> **What this task involves**
Quote the whole listing exactly. Leave the pictures out of your copy.

◇ ◇ ◇

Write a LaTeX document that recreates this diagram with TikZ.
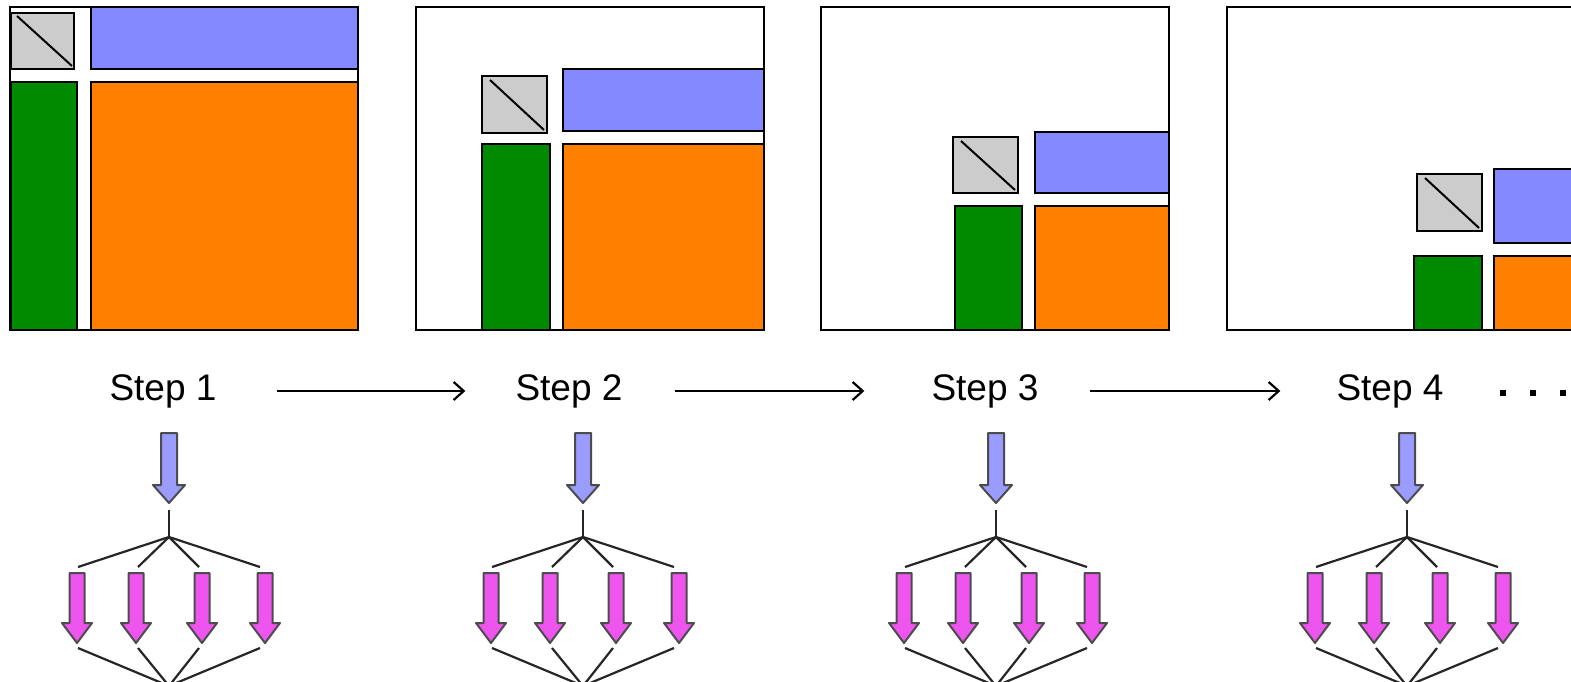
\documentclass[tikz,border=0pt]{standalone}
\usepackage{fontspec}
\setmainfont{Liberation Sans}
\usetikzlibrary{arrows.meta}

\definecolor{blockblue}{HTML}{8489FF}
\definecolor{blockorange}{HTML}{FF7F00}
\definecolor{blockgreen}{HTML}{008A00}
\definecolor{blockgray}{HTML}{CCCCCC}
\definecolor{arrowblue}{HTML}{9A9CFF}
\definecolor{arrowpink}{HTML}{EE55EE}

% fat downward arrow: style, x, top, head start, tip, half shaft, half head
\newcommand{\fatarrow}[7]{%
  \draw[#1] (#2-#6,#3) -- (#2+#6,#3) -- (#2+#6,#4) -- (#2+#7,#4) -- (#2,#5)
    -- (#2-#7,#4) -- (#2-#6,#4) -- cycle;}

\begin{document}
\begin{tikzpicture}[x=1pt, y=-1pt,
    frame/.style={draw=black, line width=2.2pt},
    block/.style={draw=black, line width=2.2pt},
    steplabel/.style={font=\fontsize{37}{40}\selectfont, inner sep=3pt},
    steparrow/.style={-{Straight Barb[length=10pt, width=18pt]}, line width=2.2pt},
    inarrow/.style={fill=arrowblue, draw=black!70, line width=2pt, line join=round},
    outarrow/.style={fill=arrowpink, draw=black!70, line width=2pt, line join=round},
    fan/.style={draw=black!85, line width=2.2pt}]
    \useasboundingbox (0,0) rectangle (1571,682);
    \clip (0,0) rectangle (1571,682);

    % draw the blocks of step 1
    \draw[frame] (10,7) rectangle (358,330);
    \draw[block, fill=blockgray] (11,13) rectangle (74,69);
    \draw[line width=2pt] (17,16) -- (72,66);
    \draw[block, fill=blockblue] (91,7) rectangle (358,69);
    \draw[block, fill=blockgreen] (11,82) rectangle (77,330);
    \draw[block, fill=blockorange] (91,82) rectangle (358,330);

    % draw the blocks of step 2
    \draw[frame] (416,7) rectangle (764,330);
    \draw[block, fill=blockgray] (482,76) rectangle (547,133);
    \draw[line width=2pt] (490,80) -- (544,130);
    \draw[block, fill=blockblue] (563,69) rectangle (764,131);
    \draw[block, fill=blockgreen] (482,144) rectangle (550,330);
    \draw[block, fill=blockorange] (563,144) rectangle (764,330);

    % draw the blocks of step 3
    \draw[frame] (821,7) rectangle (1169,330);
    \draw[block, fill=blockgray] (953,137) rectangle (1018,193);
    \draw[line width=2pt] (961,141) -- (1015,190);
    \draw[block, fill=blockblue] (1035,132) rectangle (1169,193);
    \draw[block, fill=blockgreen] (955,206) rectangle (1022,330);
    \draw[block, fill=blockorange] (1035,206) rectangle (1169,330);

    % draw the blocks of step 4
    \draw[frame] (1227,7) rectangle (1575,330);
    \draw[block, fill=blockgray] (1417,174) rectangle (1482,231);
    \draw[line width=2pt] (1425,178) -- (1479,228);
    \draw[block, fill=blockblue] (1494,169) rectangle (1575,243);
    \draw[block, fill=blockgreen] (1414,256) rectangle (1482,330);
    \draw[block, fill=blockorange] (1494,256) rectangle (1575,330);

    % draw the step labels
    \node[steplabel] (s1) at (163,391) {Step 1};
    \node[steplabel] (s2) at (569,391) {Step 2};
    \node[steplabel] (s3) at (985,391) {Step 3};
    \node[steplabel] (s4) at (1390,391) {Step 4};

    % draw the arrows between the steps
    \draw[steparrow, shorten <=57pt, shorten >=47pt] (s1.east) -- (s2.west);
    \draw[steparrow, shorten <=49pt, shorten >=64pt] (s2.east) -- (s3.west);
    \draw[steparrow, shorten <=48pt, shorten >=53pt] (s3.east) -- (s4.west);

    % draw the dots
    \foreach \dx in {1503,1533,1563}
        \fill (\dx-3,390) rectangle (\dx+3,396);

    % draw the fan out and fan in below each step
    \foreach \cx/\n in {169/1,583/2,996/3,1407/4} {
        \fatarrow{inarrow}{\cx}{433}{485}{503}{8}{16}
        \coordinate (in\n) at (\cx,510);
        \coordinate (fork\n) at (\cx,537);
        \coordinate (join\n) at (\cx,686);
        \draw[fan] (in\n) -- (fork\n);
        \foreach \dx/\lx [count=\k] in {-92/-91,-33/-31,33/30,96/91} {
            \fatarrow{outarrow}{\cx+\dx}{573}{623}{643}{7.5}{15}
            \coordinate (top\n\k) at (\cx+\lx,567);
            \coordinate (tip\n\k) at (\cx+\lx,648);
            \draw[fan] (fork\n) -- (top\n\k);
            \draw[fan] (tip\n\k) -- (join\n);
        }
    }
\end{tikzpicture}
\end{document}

◇ ◇ ◇

> **Solution for this task**
Write a LaTeX document that recreates this diagram with TikZ.
\documentclass[tikz,border=0pt]{standalone}
\usepackage{fontspec}
\setmainfont{Liberation Sans}
\usetikzlibrary{arrows.meta}

\definecolor{blockblue}{HTML}{8489FF}
\definecolor{blockorange}{HTML}{FF7F00}
\definecolor{blockgreen}{HTML}{008A00}
\definecolor{blockgray}{HTML}{CCCCCC}
\definecolor{arrowblue}{HTML}{9A9CFF}
\definecolor{arrowpink}{HTML}{EE55EE}

% fat downward arrow: style, x, top, head start, tip, half shaft, half head
\newcommand{\fatarrow}[7]{%
  \draw[#1] (#2-#6,#3) -- (#2+#6,#3) -- (#2+#6,#4) -- (#2+#7,#4) -- (#2,#5)
    -- (#2-#7,#4) -- (#2-#6,#4) -- cycle;}

\begin{document}
\begin{tikzpicture}[x=1pt, y=-1pt,
    frame/.style={draw=black, line width=2.2pt},
    block/.style={draw=black, line width=2.2pt},
    steplabel/.style={font=\fontsize{37}{40}\selectfont, inner sep=3pt},
    steparrow/.style={-{Straight Barb[length=10pt, width=18pt]}, line width=2.2pt},
    inarrow/.style={fill=arrowblue, draw=black!70, line width=2pt, line join=round},
    outarrow/.style={fill=arrowpink, draw=black!70, line width=2pt, line join=round},
    fan/.style={draw=black!85, line width=2.2pt}]
    \useasboundingbox (0,0) rectangle (1571,682);
    \clip (0,0) rectangle (1571,682);

    % draw the blocks of step 1
    \draw[frame] (10,7) rectangle (358,330);
    \draw[block, fill=blockgray] (11,13) rectangle (74,69);
    \draw[line width=2pt] (17,16) -- (72,66);
    \draw[block, fill=blockblue] (91,7) rectangle (358,69);
    \draw[block, fill=blockgreen] (11,82) rectangle (77,330);
    \draw[block, fill=blockorange] (91,82) rectangle (358,330);

    % draw the blocks of step 2
    \draw[frame] (416,7) rectangle (764,330);
    \draw[block, fill=blockgray] (482,76) rectangle (547,133);
    \draw[line width=2pt] (490,80) -- (544,130);
    \draw[block, fill=blockblue] (563,69) rectangle (764,131);
    \draw[block, fill=blockgreen] (482,144) rectangle (550,330);
    \draw[block, fill=blockorange] (563,144) rectangle (764,330);

    % draw the blocks of step 3
    \draw[frame] (821,7) rectangle (1169,330);
    \draw[block, fill=blockgray] (953,137) rectangle (1018,193);
    \draw[line width=2pt] (961,141) -- (1015,190);
    \draw[block, fill=blockblue] (1035,132) rectangle (1169,193);
    \draw[block, fill=blockgreen] (955,206) rectangle (1022,330);
    \draw[block, fill=blockorange] (1035,206) rectangle (1169,330);

    % draw the blocks of step 4
    \draw[frame] (1227,7) rectangle (1575,330);
    \draw[block, fill=blockgray] (1417,174) rectangle (1482,231);
    \draw[line width=2pt] (1425,178) -- (1479,228);
    \draw[block, fill=blockblue] (1494,169) rectangle (1575,243);
    \draw[block, fill=blockgreen] (1414,256) rectangle (1482,330);
    \draw[block, fill=blockorange] (1494,256) rectangle (1575,330);

    % draw the step labels
    \node[steplabel] (s1) at (163,391) {Step 1};
    \node[steplabel] (s2) at (569,391) {Step 2};
    \node[steplabel] (s3) at (985,391) {Step 3};
    \node[steplabel] (s4) at (1390,391) {Step 4};

    % draw the arrows between the steps
    \draw[steparrow, shorten <=57pt, shorten >=47pt] (s1.east) -- (s2.west);
    \draw[steparrow, shorten <=49pt, shorten >=64pt] (s2.east) -- (s3.west);
    \draw[steparrow, shorten <=48pt, shorten >=53pt] (s3.east) -- (s4.west);

    % draw the dots
    \foreach \dx in {1503,1533,1563}
        \fill (\dx-3,390) rectangle (\dx+3,396);

    % draw the fan out and fan in below each step
    \foreach \cx/\n in {169/1,583/2,996/3,1407/4} {
        \fatarrow{inarrow}{\cx}{433}{485}{503}{8}{16}
        \coordinate (in\n) at (\cx,510);
        \coordinate (fork\n) at (\cx,537);
        \coordinate (join\n) at (\cx,686);
        \draw[fan] (in\n) -- (fork\n);
        \foreach \dx/\lx [count=\k] in {-92/-91,-33/-31,33/30,96/91} {
            \fatarrow{outarrow}{\cx+\dx}{573}{623}{643}{7.5}{15}
            \coordinate (top\n\k) at (\cx+\lx,567);
            \coordinate (tip\n\k) at (\cx+\lx,648);
            \draw[fan] (fork\n) -- (top\n\k);
            \draw[fan] (tip\n\k) -- (join\n);
        }
    }
\end{tikzpicture}
\end{document}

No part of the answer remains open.